Zmierzam jednak do tego, że czytając powyższy artykuł miałam pewien zgrzyt materiałoznawczy. Mianowicie zaskoczyło mnie co piszesz o porowatości kryształów i rozsadzaniu ich przez wilgoć. Producenci i materialoznawc mówią o kryształach tak:
„Kwarcyt to jeden z najtwardszych i najtrwalszych kamieni naturalnych. W skali Mosha znajduje się zaraz po diamencie. Wyjątkowe właściwości kwarcytów pozostają niezmienne nawet pod wpływem wilgoci i temperatury, dzięki czemu jest to materiał, który możemy zastosować do zastosowania w najbardziej wymagających pomieszczeniach.
Kwarce naturalne to bardzo szlachetne materiały. Ich piękna kolorystyka oraz tworzone przez naturę oryginalne wzory cieszą się ogromną popularnością w budownictwie i aranżacji wnętrz. Struktura kwarcu jest bardzo twarda, dzięki czemu ten surowiec jest ceniony za wysoką wytrzymałość, twardość i bardzo małą nasiąkliwość. Dzięki tym walorom idealnie nadaje się do zastosowania w kuchniach i łazienkach. Blaty wykonane z kwarców naturalnych są antybakteryjne i do ich pielęgnacji używa się łagodnych środków czyszcząco-pielęgnujących kamień, stworzonych na bazie wysokiej jakości naturalnego mydła.”
W związku z powyższym, demonizowanie kryształów jako surowca mocno mnie zaskoczyło. Wydaje mi się, że np. najbardziej popularny przy produkcji dild kwarc różowy jest równie bezpieczny jak szkło czy porcelana. Pękać znienacka mogą ze względu na wewnętrzne uszkodzenia mechaniczne, które bywają niewidoczne gołym okiem, ale tyczy się to wszystkich tych surowców.
Co do nieetycznych i nieekologicznych sposobów pozyskiwania tych minerałów- doceniam, że mówisz o tym głośno, to ważna kwestia.

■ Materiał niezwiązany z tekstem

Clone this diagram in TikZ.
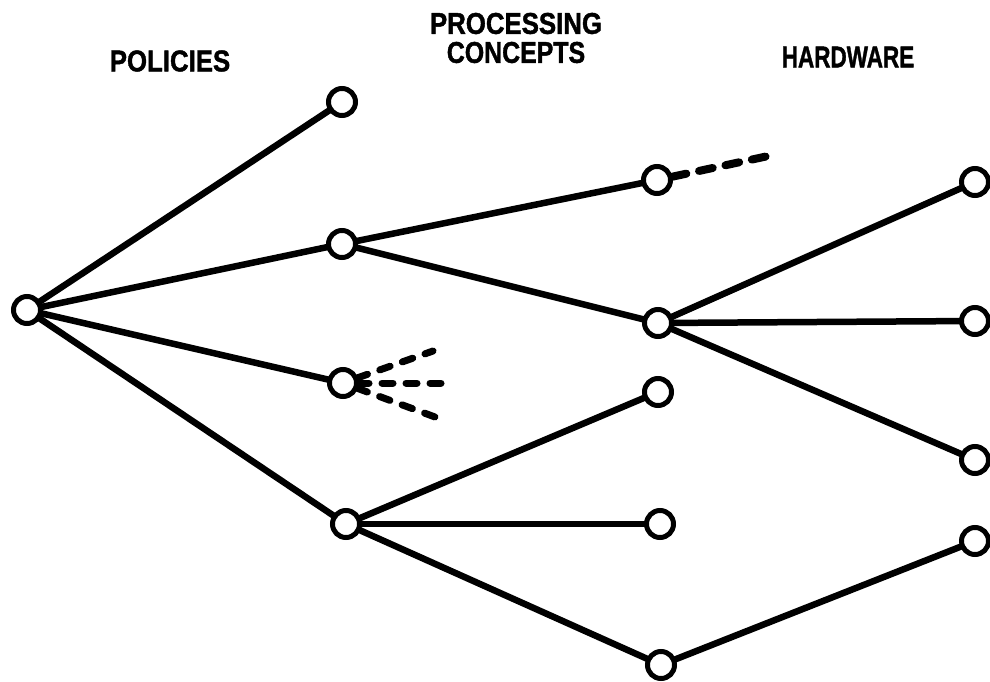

Czy mogłabyś, proszę, podzielić się źródłami o porowatości i nasiąkliwości kryształów? Mocno zaintrygował mnie ten temat, a nie udało mi się znaleźć odpowiedzi w sieci.
Serdecznie pozdrawiam :)
Nx
19 grudnia 2020 at 10:33Dziękuję za komentarz.
Pozwól, że najpierw odniosę się do zacytowanego fragmentu, który zawiera nieprawidłowe dane – w skali twardości Mosha to diament ma najwyższą twardość (10), zaś kwarcyt – 7. Nie jest więc „twardszy od diamentu”. Do wyrobu blatów używa się zazwyczaj mieszanek z dużą ilością kwarcytu lub z kwarcytem syntetycznym, które w istocie tworzą nieporowatą powłokę
Bezpieczeństwo używania dild z kwarcytu i innych kryształów zależy przede wszystkim od ich starannej obróbki i tego, z jakiej większej formacji i środowiska pochodzą. Te, które zostały odpowiednio pozyskane, obrobione i przetestowane pod kątem twardości i porowatości mają też odpowiednią cenę, zaś większość komercyjnie dostępnych dild czy jajeczek z kryształu takiego procesu nie przeszła.